■ **Exercise task**: Locate and copy all lines bearing the word "this".

■ **Data for processing**:
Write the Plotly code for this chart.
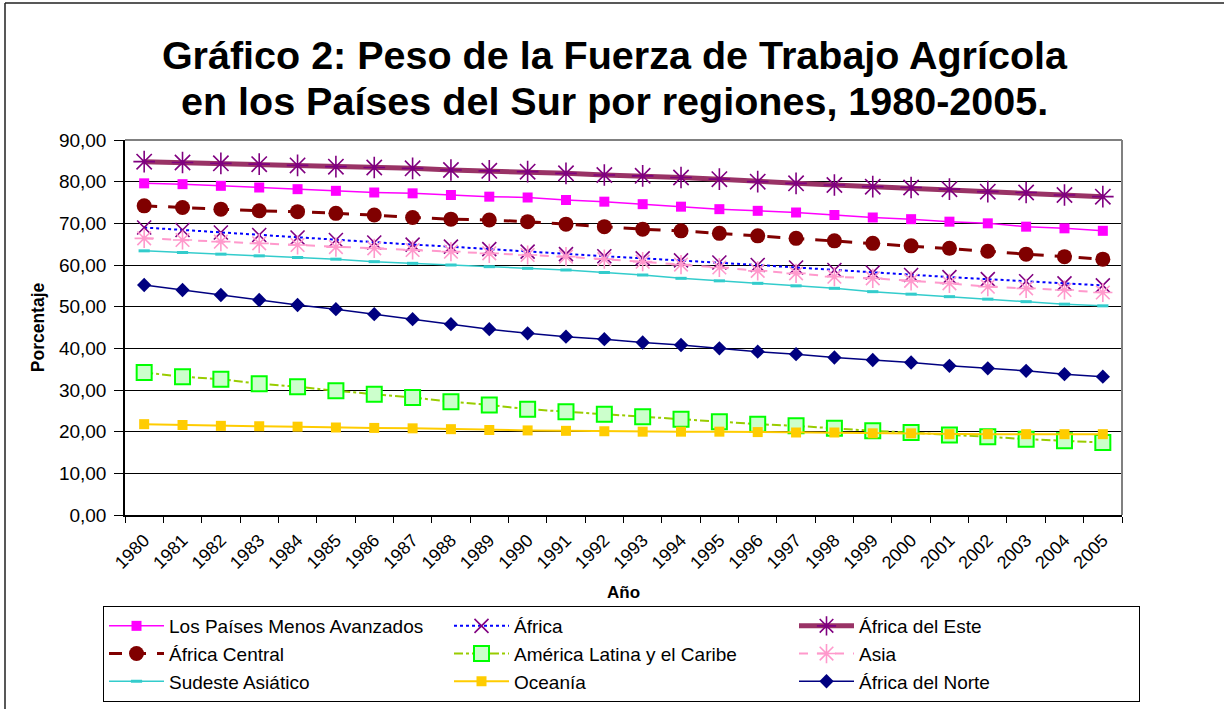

---

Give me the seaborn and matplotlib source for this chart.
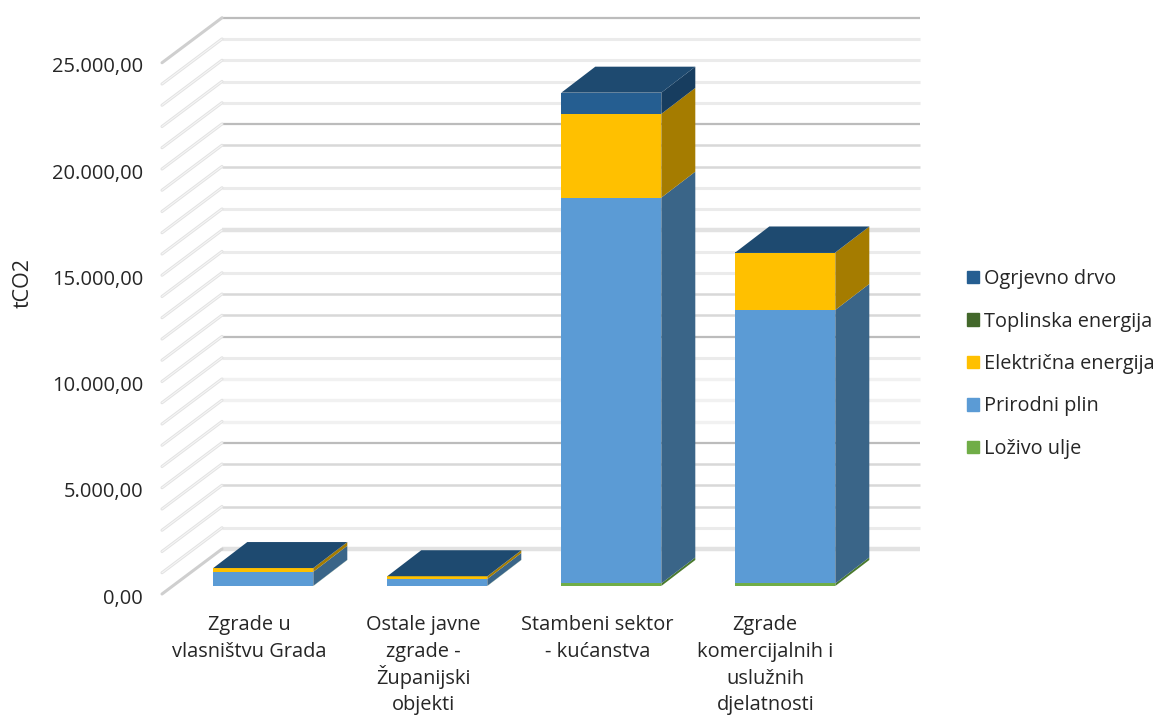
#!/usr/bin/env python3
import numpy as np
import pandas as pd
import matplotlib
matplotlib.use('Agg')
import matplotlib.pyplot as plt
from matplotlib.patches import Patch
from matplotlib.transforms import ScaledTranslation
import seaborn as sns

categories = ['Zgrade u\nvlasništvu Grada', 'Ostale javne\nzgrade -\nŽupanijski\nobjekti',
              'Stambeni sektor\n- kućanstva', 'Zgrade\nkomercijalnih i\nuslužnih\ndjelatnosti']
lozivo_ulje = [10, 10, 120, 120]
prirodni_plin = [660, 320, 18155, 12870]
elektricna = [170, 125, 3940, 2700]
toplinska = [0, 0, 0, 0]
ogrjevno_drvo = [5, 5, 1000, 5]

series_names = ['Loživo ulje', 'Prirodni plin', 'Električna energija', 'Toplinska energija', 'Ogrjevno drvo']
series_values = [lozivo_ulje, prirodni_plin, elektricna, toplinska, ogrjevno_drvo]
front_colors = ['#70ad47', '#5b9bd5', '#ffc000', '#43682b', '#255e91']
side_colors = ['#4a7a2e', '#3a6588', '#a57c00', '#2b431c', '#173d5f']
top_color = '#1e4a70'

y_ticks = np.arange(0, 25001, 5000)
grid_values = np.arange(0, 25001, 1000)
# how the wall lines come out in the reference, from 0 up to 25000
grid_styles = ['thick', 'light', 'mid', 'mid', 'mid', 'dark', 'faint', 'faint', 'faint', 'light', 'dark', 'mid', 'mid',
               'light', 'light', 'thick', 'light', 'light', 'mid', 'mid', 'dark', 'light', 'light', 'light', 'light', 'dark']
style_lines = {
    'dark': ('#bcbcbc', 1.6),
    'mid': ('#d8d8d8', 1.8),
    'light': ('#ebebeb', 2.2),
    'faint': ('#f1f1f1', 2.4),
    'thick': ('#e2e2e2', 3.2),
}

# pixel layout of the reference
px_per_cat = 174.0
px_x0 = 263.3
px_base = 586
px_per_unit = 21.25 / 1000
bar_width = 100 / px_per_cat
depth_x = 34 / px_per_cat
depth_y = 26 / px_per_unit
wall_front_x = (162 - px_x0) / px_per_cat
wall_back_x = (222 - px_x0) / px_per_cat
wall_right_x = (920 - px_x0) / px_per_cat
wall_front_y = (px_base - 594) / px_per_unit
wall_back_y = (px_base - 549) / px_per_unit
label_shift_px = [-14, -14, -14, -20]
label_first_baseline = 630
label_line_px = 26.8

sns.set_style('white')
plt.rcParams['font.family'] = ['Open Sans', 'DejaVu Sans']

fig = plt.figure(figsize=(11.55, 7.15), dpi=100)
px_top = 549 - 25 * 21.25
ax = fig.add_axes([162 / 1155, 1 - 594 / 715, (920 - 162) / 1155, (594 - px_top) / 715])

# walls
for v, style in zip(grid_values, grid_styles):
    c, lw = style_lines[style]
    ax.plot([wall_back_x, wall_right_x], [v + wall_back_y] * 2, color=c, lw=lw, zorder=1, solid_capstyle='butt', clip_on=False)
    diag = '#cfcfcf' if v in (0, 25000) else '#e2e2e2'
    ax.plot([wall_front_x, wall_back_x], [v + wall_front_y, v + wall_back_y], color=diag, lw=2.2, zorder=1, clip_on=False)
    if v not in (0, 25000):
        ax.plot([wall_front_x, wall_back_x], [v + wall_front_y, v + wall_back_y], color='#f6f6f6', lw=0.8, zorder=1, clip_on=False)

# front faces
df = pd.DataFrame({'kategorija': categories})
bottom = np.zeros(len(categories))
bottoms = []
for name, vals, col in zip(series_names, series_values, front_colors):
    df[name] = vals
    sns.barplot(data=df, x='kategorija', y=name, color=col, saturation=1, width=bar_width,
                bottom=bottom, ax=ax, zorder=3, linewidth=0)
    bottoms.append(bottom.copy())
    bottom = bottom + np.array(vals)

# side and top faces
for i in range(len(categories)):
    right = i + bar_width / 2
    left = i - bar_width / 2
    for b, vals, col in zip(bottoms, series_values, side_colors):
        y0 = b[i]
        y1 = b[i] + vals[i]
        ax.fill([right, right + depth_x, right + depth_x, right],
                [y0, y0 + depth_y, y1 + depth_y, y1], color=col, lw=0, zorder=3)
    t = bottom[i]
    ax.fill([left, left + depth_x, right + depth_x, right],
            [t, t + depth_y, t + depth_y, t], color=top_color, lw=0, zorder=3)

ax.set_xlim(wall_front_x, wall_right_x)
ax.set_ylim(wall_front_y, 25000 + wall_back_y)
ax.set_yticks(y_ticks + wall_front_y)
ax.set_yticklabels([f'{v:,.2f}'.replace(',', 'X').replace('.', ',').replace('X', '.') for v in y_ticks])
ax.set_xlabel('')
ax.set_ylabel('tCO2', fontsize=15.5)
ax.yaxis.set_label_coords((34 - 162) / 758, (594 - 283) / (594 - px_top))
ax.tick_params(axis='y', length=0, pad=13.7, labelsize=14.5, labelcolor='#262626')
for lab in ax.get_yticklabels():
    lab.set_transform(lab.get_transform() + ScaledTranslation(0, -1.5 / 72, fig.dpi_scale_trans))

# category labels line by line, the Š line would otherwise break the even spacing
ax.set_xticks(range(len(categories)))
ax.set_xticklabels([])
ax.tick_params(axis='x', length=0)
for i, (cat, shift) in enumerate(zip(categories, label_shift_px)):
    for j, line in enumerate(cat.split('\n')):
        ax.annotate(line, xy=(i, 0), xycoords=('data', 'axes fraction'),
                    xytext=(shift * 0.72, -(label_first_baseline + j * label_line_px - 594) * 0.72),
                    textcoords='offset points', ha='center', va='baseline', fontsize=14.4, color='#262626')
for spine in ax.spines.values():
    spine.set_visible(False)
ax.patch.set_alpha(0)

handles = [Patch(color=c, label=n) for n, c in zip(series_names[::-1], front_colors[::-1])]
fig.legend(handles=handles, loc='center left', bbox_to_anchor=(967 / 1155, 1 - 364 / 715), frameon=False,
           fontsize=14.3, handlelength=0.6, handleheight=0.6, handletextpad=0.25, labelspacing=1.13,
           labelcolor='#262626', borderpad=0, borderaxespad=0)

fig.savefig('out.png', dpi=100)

■ **Final answer**:
Write the Plotly code for this chart.
Give me the seaborn and matplotlib source for this chart.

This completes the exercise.